> _INSTRUCTIONS FOR THE TASK_
Omit the pictures and print exactly the lines of the listing below, starting at the first and ending at the line containing "from matplotlib.lines import Line2D".

# DATA EXCERPT start

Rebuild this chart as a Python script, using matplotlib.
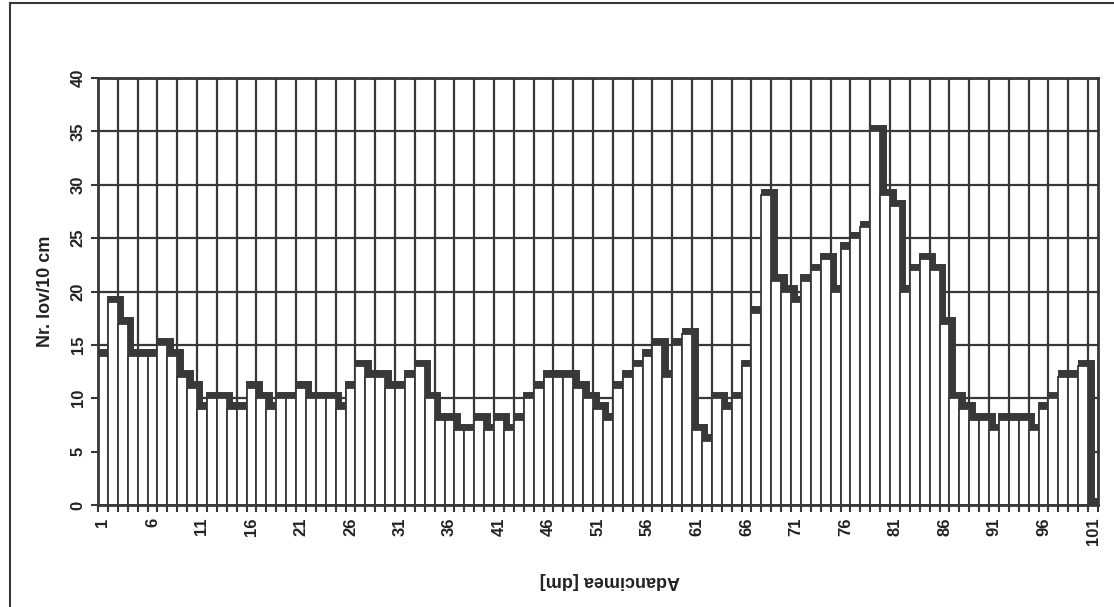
import numpy as np
import matplotlib.pyplot as plt
from matplotlib.lines import Line2D

# depth classes (dm) and number of layers per 10 cm
depth = np.arange(1, 102)
layers = [14, 19, 17, 14, 14, 14, 15, 14, 12, 11,
          9, 10, 10, 9, 9, 11, 10, 9, 10, 10,
          11, 10, 10, 10, 9, 11, 13, 12, 12, 11,
          11, 12, 13, 10, 8, 8, 7, 7, 8, 7,
          8, 7, 8, 10, 11, 12, 12, 12, 11, 10,
          9, 8, 11, 12, 13, 14, 15, 12, 15, 16,
          7, 6, 10, 9, 10, 13, 18, 29, 21, 20,
          19, 21, 22, 23, 20, 24, 25, 26, 35, 29,
          28, 20, 22, 23, 22, 17, 10, 9, 8, 8,
          7, 8, 8, 8, 7, 9, 10, 12, 12, 13,
          0]
label_ticks = list(range(1, 102, 5))
y_ticks = list(range(0, 41, 5))

dark = '#383838'
txt = '#222222'
plt.rcParams['font.family'] = ['Liberation Sans', 'DejaVu Sans']

fig = plt.figure(figsize=(11.14, 6.07), dpi=100)
ax = fig.add_axes([98 / 1114, 102 / 607, 1000 / 1114, 427 / 607])

vals = np.array(layers, dtype=float)
edges = np.arange(0.5, len(depth) + 1.0, 1.0)

# grid: horizontal every 5, vertical every second category boundary
for yv in y_ticks:
    ax.axhline(yv, color=dark, lw=1.6, zorder=0.5)
for xv in edges[::2]:
    ax.axvline(xv, color=dark, lw=1.6, zorder=0.5)

# dark "shadow" outline on top of the columns
ax.stairs(vals + 0.33, edges + 0.25, baseline=0, color=dark, lw=5.0, zorder=1)

ax.bar(depth, vals, width=1.0, color='white', edgecolor=dark, linewidth=1.3, zorder=2)

ax.set_xlim(0.5, 101.5)
ax.set_ylim(0, 40)

ax.set_xticks(label_ticks)
ax.set_xticklabels([str(t) for t in label_ticks], rotation=90, fontsize=12,
                   fontweight='bold', color=txt)
ax.set_xticks(edges, minor=True)
ax.tick_params(axis='x', which='major', length=0, pad=9)
ax.tick_params(axis='x', which='minor', length=5, width=1.5, color=dark, direction='out')

ax.set_yticks(y_ticks)
ax.set_yticklabels([str(t) for t in y_ticks], rotation=90, va='center', fontsize=12,
                   fontweight='bold', color=txt)
ax.tick_params(axis='y', length=5, width=1.5, color=dark, pad=4)

for sp in ax.spines.values():
    sp.set_color(dark)
    sp.set_linewidth(2.0)
    sp.set_zorder(3)

ax.set_ylabel('Nr. lov/10 cm', fontsize=13, fontweight='bold', color=txt, labelpad=12)
fig.text(610 / 1114, 1 - 580 / 607, 'Adancimea [dm]', rotation=180, ha='center', va='center',
         fontsize=13, fontweight='bold', color=txt)

# scan frame
fig.add_artist(Line2D([10 / 1114, 10 / 1114], [0, 1 - 3 / 607], color=dark, lw=1.5))
fig.add_artist(Line2D([10 / 1114, 1], [1 - 3 / 607, 1 - 3 / 607], color=dark, lw=1.5))

fig.savefig('out.png', dpi=100)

# DATA EXCERPT end

> _FINISHED TASK_
Rebuild this chart as a Python script, using matplotlib.
import numpy as np
import matplotlib.pyplot as plt
from matplotlib.lines import Line2D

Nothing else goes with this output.